Netdev List
 help / color / mirror / Atom feed
From: Simon Horman <horms@kernel.org>
To: tim770802@gmail.com
Cc: Simon Horman <horms@kernel.org>,
	netdev@vger.kernel.org, pabeni@redhat.com,
	haijun.liu@mediatek.com, chandrashekar.devegowda@intel.com,
	ricardo.martinez@linux.intel.com, loic.poulain@oss.qualcomm.com,
	ryazanov.s.a@gmail.com, johannes@sipsolutions.net,
	andrew+netdev@lunn.ch, davem@davemloft.net, edumazet@google.com,
	kuba@kernel.org, linux-kernel@vger.kernel.org,
	tim.jh.chen@wnc.com.tw, Chih.Hung.Huang@wnc.com.tw
Subject: Re: [PATCH net v4] net: wwan: t7xx: fix race between TX path and system PM suspend
Date: Thu, 11 Jun 2026 20:04:35 +0100	[thread overview]
Message-ID: <20260611190433.634941-3-horms@kernel.org> (raw)
In-Reply-To: <20260610061014.597533-1-tim770802@gmail.com>

This is an AI-generated review of your patch. The human sending this
email has considered the AI review valid, or at least plausible.
Full review at: https://sashiko.dev

Simon says:

Hi Tim,

While I think the issues that are flagged as pre-existing below
can be considered in the context of possible follow-up, the other
two issues - the first and last one - do look like they effect this patch.

---
net: wwan: t7xx: fix race between TX path and system PM suspend

This commit addresses a CPU soft lockup that occurs during system suspend
when ASPM L1 is enabled. It aims to quiesce the DPMAIF TX contexts by
using the PM freezer, marking the TX push kthread as freezable and the
TX-done workqueue with WQ_FREEZABLE. This prevents them from touching
hardware while the suspend callback tears it down.

> diff --git a/drivers/net/wwan/t7xx/t7xx_hif_dpmaif_tx.c b/drivers/net/wwan/t7xx/t7xx_hif_dpmaif_tx.c
> index 236d632cf591b..804bd730c40fa 100644
> --- a/drivers/net/wwan/t7xx/t7xx_hif_dpmaif_tx.c
> +++ b/drivers/net/wwan/t7xx/t7xx_hif_dpmaif_tx.c

[ ... ]

> @@ -447,19 +448,28 @@ static int t7xx_dpmaif_tx_hw_push_thread(void *arg)
>  	struct dpmaif_ctrl *dpmaif_ctrl = arg;
>  	int ret;
>  
> +	set_freezable();
> +
>  	while (!kthread_should_stop()) {
>  		if (t7xx_tx_lists_are_all_empty(dpmaif_ctrl) ||
>  		    dpmaif_ctrl->state != DPMAIF_STATE_PWRON) {
> -			if (wait_event_interruptible(dpmaif_ctrl->tx_wq,
> -						     (!t7xx_tx_lists_are_all_empty(dpmaif_ctrl) &&
> -						     dpmaif_ctrl->state == DPMAIF_STATE_PWRON) ||
> -						     kthread_should_stop()))
> +			if (wait_event_freezable(dpmaif_ctrl->tx_wq,
> +						 (!t7xx_tx_lists_are_all_empty(dpmaif_ctrl) &&
> +						  dpmaif_ctrl->state == DPMAIF_STATE_PWRON) ||
> +						 kthread_should_stop()))
>  				continue;
>  
>  			if (kthread_should_stop())
>  				break;
>  		}
>  
> +		/* Freeze here, outside the runtime-PM and MMIO section below, so
> +		 * the system suspend freezer parks this thread before the device
> +		 * suspend callbacks tear the DPMAIF hardware down.
> +		 */
> +		if (try_to_freeze())
> +			continue;
> +

[Severity: High]
Does this setup cause a freeze deadlock?

Since the tx worker queue is now freezable, if the worker freezes first, it
stops processing TX completions.
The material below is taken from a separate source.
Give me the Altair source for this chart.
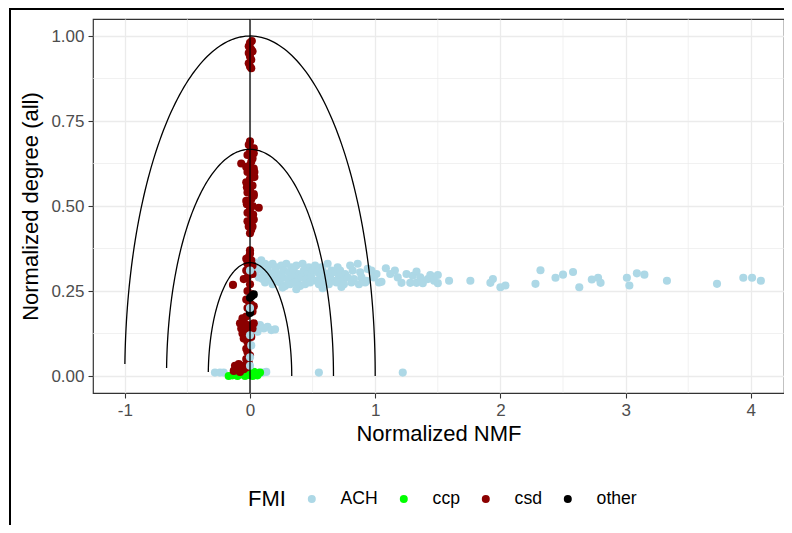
import numpy as np
import pandas as pd
import altair as alt

# ---------------- data ----------------
categories = ["ACH", "ccp", "csd", "other"]
colors = ["#ADD8E6", "#00FF00", "#8B0000", "#000000"]

ach_x = [0.03, 0.06, 0.09, 0.12, 0.15, 0.18, 0.21, 0.25, 0.29, 0.33, 0.37, 0.42, 0.47, 0.52, 0.57, 0.62, 0.70, 0.80, 0.86, 0.94,
         0.05, 0.08, 0.11, 0.14, 0.17, 0.20, 0.23, 0.27, 0.31, 0.35, 0.39, 0.43, 0.46, 0.50, 0.54, 0.58, 0.61, 0.65, 0.68, 0.72, 0.76, 0.82, 0.88, 0.97, 1.01,
         0.07, 0.10, 0.13, 0.16, 0.19, 0.22, 0.26, 0.30, 0.34, 0.38, 0.41, 0.45, 0.49, 0.53, 0.56, 0.60, 0.64, 0.67, 0.71, 0.74, 0.78, 0.83, 0.89, 0.93, 0.99,
         0.12, 0.18, 0.24, 0.28, 0.32, 0.36, 0.40, 0.44, 0.48, 0.55, 0.59, 0.63, 0.69, 0.75, 0.81, 0.87, 0.92, 1.03,
         0.37, 0.58, 0.73, 0.26,
         1.05, 1.085, 1.12, 1.157, 1.18, 1.21, 1.25, 1.28, 1.30, 1.33, 1.33, 1.36, 1.38, 1.42, 1.44, 1.50, 1.50, 1.47,
         1.59, 1.76, 1.92, 1.94, 2.00, 2.04, 2.28, 2.32, 2.44, 2.50, 2.58, 2.63, 2.73, 2.78, 2.80, 3.01, 3.03, 3.09, 3.15, 3.33, 3.73, 3.94, 4.01, 4.08,
         0.08, 0.11, 0.14, 0.17, 0.20, 0.06,
         -0.28, -0.24, -0.21, -0.03, 0.07, 0.10, 0.13, 0.55, 1.22]
ach_y = [0.335, 0.33, 0.34, 0.33, 0.325, 0.33, 0.32, 0.325, 0.33, 0.32, 0.325, 0.33, 0.32, 0.325, 0.32, 0.33, 0.32, 0.325, 0.33, 0.315,
         0.31, 0.315, 0.305, 0.31, 0.30, 0.31, 0.30, 0.31, 0.305, 0.31, 0.30, 0.31, 0.30, 0.31, 0.305, 0.31, 0.30, 0.31, 0.305, 0.31, 0.30, 0.31, 0.305, 0.31, 0.30,
         0.29, 0.285, 0.295, 0.285, 0.29, 0.28, 0.29, 0.285, 0.29, 0.28, 0.29, 0.285, 0.29, 0.28, 0.29, 0.285, 0.29, 0.28, 0.29, 0.28, 0.29, 0.285, 0.29, 0.28, 0.29,
         0.275, 0.27, 0.275, 0.265, 0.27, 0.275, 0.265, 0.27, 0.275, 0.27, 0.265, 0.27, 0.275, 0.27, 0.275, 0.27, 0.275, 0.275,
         0.255, 0.258, 0.262, 0.26,
         0.277, 0.317, 0.30, 0.31, 0.29, 0.274, 0.30, 0.274, 0.295, 0.307, 0.274, 0.29, 0.273, 0.285, 0.297, 0.297, 0.273, 0.28,
         0.28, 0.28, 0.274, 0.285, 0.261, 0.266, 0.271, 0.311, 0.289, 0.298, 0.306, 0.261, 0.284, 0.289, 0.274, 0.289, 0.266, 0.302, 0.298, 0.28, 0.271, 0.289, 0.289, 0.28,
         0.15, 0.14, 0.145, 0.135, 0.137, 0.13,
         0.01, 0.01, 0.01, 0.012, 0.01, 0.01, 0.012, 0.01, 0.01]

ccp_x = [-0.17, -0.14, -0.10, -0.07, -0.04, -0.01, 0.02, 0.05, 0.08, 0.03, -0.12, 0.00, 0.06]
ccp_y = [0.0, 0.002, 0.0, 0.005, 0.0, 0.003, 0.0, 0.008, 0.01, 0.012, 0.008, 0.01, 0.002]

csd_x = [0.0, -0.01, 0.01, 0.02, -0.01, 0.0, 0.01, -0.01, 0.0, 0.01, 0.0, 0.015,
         0.0, -0.01, 0.01, 0.0, -0.02, 0.02, 0.01, -0.07, 0.0, 0.03, -0.02, 0.01, 0.0, -0.03, 0.02, 0.0, -0.02, 0.03, 0.01, -0.01,
         0.02, 0.07, 0.0, -0.02, 0.01, 0.03, 0.0, -0.01, 0.01, 0.0,
         0.03, -0.03, 0.035, -0.025, 0.03, -0.03, 0.025, -0.02, 0.035, -0.025, 0.02, 0.03,
         0.0, 0.0, -0.01, 0.01, -0.02, 0.0, -0.03, 0.02, -0.02, -0.05, -0.136, 0.0, -0.02, 0.02, -0.01, 0.01, -0.02, 0.02,
         -0.03, 0.02, -0.03, 0.03,
         -0.03, -0.06, -0.05, -0.08, -0.02, 0.03, -0.07, -0.04, 0.02, -0.06, -0.03, 0.01, -0.05, -0.02, 0.0, -0.03, -0.02,
         0.0, -0.03, -0.01, -0.12, -0.09, -0.06, -0.10, -0.05, -0.13, -0.03, -0.08]
csd_y = [0.98, 0.97, 0.96, 0.955, 0.95, 0.94, 0.93, 0.92, 0.91, 0.905, 0.965, 0.985,
         0.69, 0.68, 0.67, 0.66, 0.65, 0.64, 0.63, 0.625, 0.62, 0.61, 0.60, 0.59, 0.58, 0.57, 0.56, 0.55, 0.54, 0.53, 0.52, 0.51,
         0.50, 0.495, 0.49, 0.48, 0.47, 0.46, 0.45, 0.44, 0.43, 0.42,
         0.655, 0.615, 0.585, 0.555, 0.535, 0.515, 0.475, 0.455, 0.60, 0.505, 0.44, 0.67,
         0.37, 0.36, 0.35, 0.34, 0.33, 0.32, 0.31, 0.30, 0.29, 0.285, 0.268, 0.27, 0.25, 0.24, 0.22, 0.21, 0.20, 0.19,
         0.345, 0.325, 0.225, 0.205,
         0.175, 0.17, 0.16, 0.155, 0.15, 0.155, 0.14, 0.135, 0.14, 0.125, 0.12, 0.115, 0.11, 0.10, 0.09, 0.08, 0.07,
         0.06, 0.05, 0.04, 0.03, 0.035, 0.03, 0.02, 0.02, 0.015, 0.025, 0.012]

other_x = [0.03, 0.0, 0.0, 0.015, 0.0]
other_y = [0.24, 0.23, 0.185, 0.235, 0.19]

# ACH points lying on the x = 0 column (drawn above the others)
achc_x = [0.0, 0.0, 0.01, 0.0, 0.0, 0.0]
achc_y = [0.12, 0.055, 0.09, 0.03, 0.20, 0.31]

radii = [1.0, 2 / 3, 1 / 3]
x_ticks = [-1, 0, 1, 2, 3, 4]
y_ticks = [0.0, 0.25, 0.5, 0.75, 1.0]
x_minor = [-0.5, 0.5, 1.5, 2.5, 3.5]
y_minor = [0.125, 0.375, 0.625, 0.875]

# ---------------- tables ----------------
rows = []
for name, xs, ys in [("ACH", ach_x, ach_y), ("ccp", ccp_x, ccp_y), ("csd", csd_x, csd_y),
                     ("other", other_x, other_y), ("ACH", achc_x, achc_y)]:
    for a, b in zip(xs, ys):
        rows.append({"nmf": a, "deg": b, "FMI": name})
pts = pd.DataFrame(rows)
pts["ord"] = range(len(pts))

theta = np.linspace(0, np.pi - 0.035, 150)
arc_rows = []
for k, r in enumerate(radii):
    for i, t in enumerate(theta):
        arc_rows.append({"nmf": r * np.cos(t), "deg": r * np.sin(t), "ring": k, "i": i})
arcs = pd.DataFrame(arc_rows)

xm = pd.DataFrame({"nmf": x_minor})
ym = pd.DataFrame({"deg": y_minor})
vl = pd.DataFrame({"nmf": [0]})
one = pd.DataFrame({"a": [0]})

X = alt.X("nmf:Q", title="Normalized NMF",
          scale=alt.Scale(domain=[-1.254, 4.265], nice=False, zero=False),
          axis=alt.Axis(values=x_ticks, labelExpr="replace(datum.label, '−', '-')",
                        titleFontSize=22, titleFontWeight="normal", titlePadding=5))
Y = alt.Y("deg:Q", title="Normalized degree (all)",
          scale=alt.Scale(domain=[-0.05, 1.05], nice=False, zero=False),
          axis=alt.Axis(values=y_ticks, format=".2f",
                        titleFontSize=22, titleFontWeight="normal", titlePadding=8))

minor_x = alt.Chart(xm).mark_rule(color="#EBEBEB", strokeWidth=0.7).encode(x=X)
minor_y = alt.Chart(ym).mark_rule(color="#EBEBEB", strokeWidth=0.7).encode(y=Y)

points = alt.Chart(pts).mark_circle(size=66, opacity=1).encode(
    x=X, y=Y,
    color=alt.Color("FMI:N", scale=alt.Scale(domain=categories, range=colors),
                    legend=alt.Legend(orient="none", legendX=155, legendY=471,
                                      direction="horizontal", titleOrient="left",
                                      symbolType="circle", symbolSize=64, symbolStrokeWidth=0,
                                      labelOffset=20, columnPadding=17, titlePadding=17)),
    order=alt.Order("ord:Q"),
)

arc_layer = alt.Chart(arcs).mark_line(color="black", strokeWidth=1.3).encode(
    x=X, y=Y, detail="ring:N", order="i:Q")

vline = alt.Chart(vl).mark_rule(color="black", strokeWidth=1.3).encode(x=X)

frame_left = alt.Chart(one).mark_rule(color="black", strokeWidth=2).encode(
    x=alt.value(-83), y=alt.value(-10), y2=alt.value(520))
frame_top = alt.Chart(one).mark_rule(color="black", strokeWidth=2).encode(
    x=alt.value(-84), x2=alt.value(700), y=alt.value(-10))

chart = alt.layer(minor_x, minor_y, points, arc_layer, vline, frame_left, frame_top).properties(
    width=691, height=374,
    autosize=alt.AutoSizeParams(type="none"),
    padding={"left": 85, "top": 11, "right": 0, "bottom": 132},
).configure(font="Liberation Sans").configure_view(
    stroke="#333333", strokeWidth=1.2
).configure_axis(
    labelFontSize=17, labelColor="#4D4D4D", titleFontSize=22, titleFontWeight="normal",
    titleColor="black", tickColor="#333333", tickSize=5, tickWidth=1.1, domain=False,
    gridColor="#EBEBEB", gridWidth=1.3, labelPadding=4,
).configure_legend(
    titleFontSize=22, titleFontWeight="normal", titleColor="black", labelFontSize=17.6,
    labelColor="black",
)

chart.save("out.html", embed_options={"renderer": "svg", "actions": False})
The DRB ring stays full and no space is freed.

Meanwhile, if there are pending skbs, t7xx_do_tx_hw_push() repeatedly calls
t7xx_txq_burst_send_skb(), which returns 0 when the ring is full:

t7xx_do_tx_hw_push() {
    ...
    drb_send_cnt = t7xx_txq_burst_send_skb(txq);
    if (drb_send_cnt <= 0) {
        usleep_range(10, 20);
        cond_resched();
        continue;
    }
    ...
}

Because this do-while loop inside t7xx_do_tx_hw_push() never exits when the
DRB ring is full, the kthread never loops back to reach this try_to_freeze()
call. Will this cause the freezer to time out and abort the system suspend?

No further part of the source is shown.